In an earlier post I referred to the tendency of a site’s home page to speak volumes about the character and and principles. I call this Psychotic Home Pager Design Syndrome. There are a couple of great examples of this, but the ones that stand out best to me are sites like GoDaddy.com, ESPN.com, and MLB.com. Imagine you are someone coming to the home page of one of those sites looking for a very specific product. Imagine trying to find that product in the mess of boxes and links and images and ads. It’s impossible.

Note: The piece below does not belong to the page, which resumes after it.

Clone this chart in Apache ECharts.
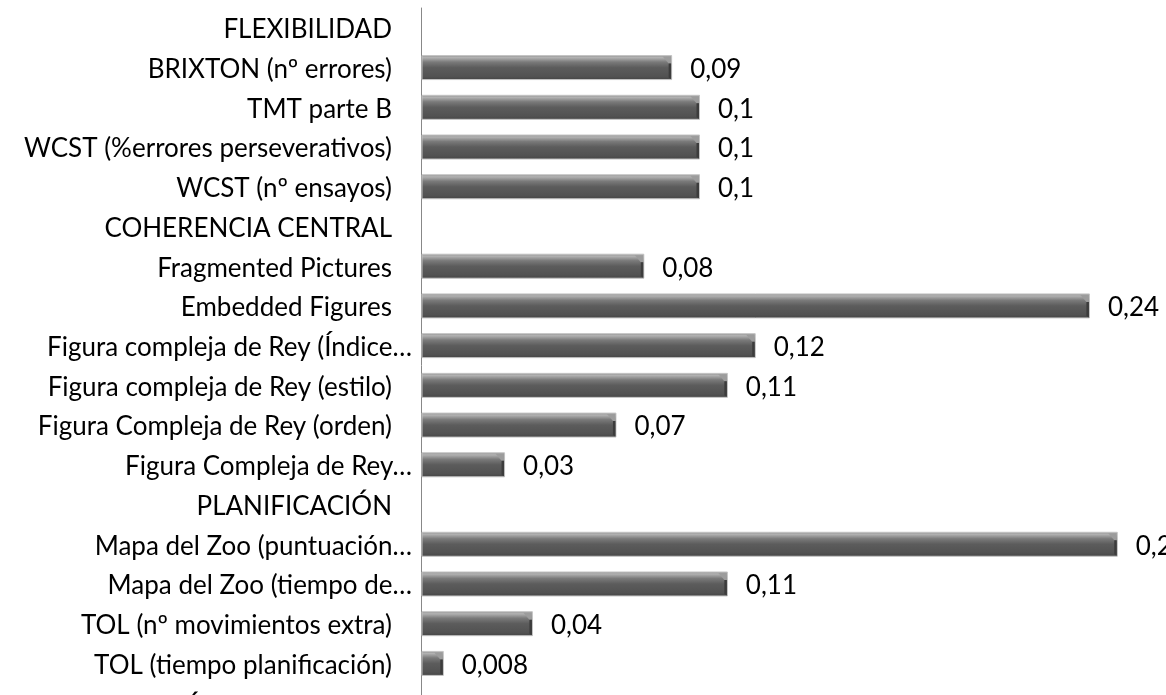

One might argue that these companies have tons of products, and the home page reflects the need to have their most successful products featured and touted. Exactly. Having worked at MLB.com, I can tell you exactly how this happens. You have 2 distinct business units with shiny products that represent some business interest. You have 2 product managers who equate sales of their product with the size of their year end bonus. You have endless campaigning to have your product featured on the home page, where it will get the most traffic. You have exactly 1 CEO who doesn’t really want to have the product managers draw short straws because, afterall, it’s just pixels on a page. So the end result is a mish-mash of products and services that speaks more to the internal structure of the company than to usability.

Contrast this to a company that gets a lot of fanboys/good press – 37Signals. I won’t go into details here about my thoughts on the 37Signals hype (that should tell you enough), but for a company with a good smattering of products their home page is simple and usable. In the context of what we know of the internals of their company, this makes a ton of sense.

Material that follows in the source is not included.